Abstract

Across much of eastern Africa, the land area coverage of private or otherwise non-state conservation areas is rapidly increasing. In Kenya, these trends have sparked renewed contestation and debate concerning the property rights and broader terms of access to non-state conservation spaces. Pursuant to these disputes, emergent conservation territories are increasingly governed through practices of landscape stratification, demarcation, and surveillance, as well as via the formalization of community-based grazing arrangements in hybridized ‘buffer zone’ spaces. Examining the empirical implications of these practices in Kenya’s Laikipia County, we highlight the somewhat counterintuitive ways in which private conservationists increasingly employ grazing arrangements ‘from above’ not only to regulate access to natural resources, but also to influence subject formation processes and to fix or otherwise reshape the spatial contours of pastoralist systems.

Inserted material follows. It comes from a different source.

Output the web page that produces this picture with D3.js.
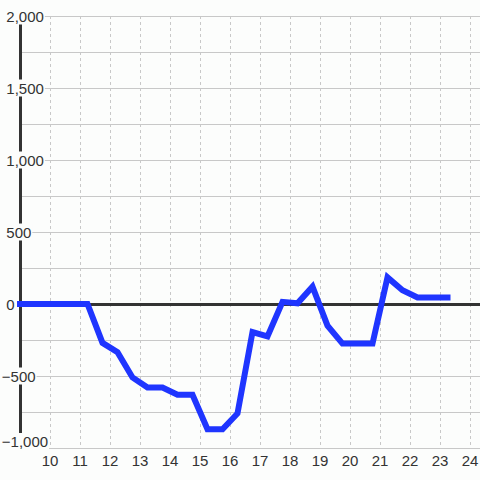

Emphasizing the limitations of such initiatives, however, we foreground the significance of ongoing patterns of agro-pastoral transformation and their implications for the persistence of night grazing or other illicit nocturnal responses ‘from below’ amongst certain strata of Laikipia’s internally diverse communities. Whilst such forms of nocturnal agency are inherently significant insofar as they frustrate conservationists’ efforts to uniformly enforce resource access restrictions throughout the nychthemeron or complete 24-hour ‘day-night’ cycle, we suggest that these practices also grant important insight into the nature of shifting ‘conservation subjectivities’ in East African drylands.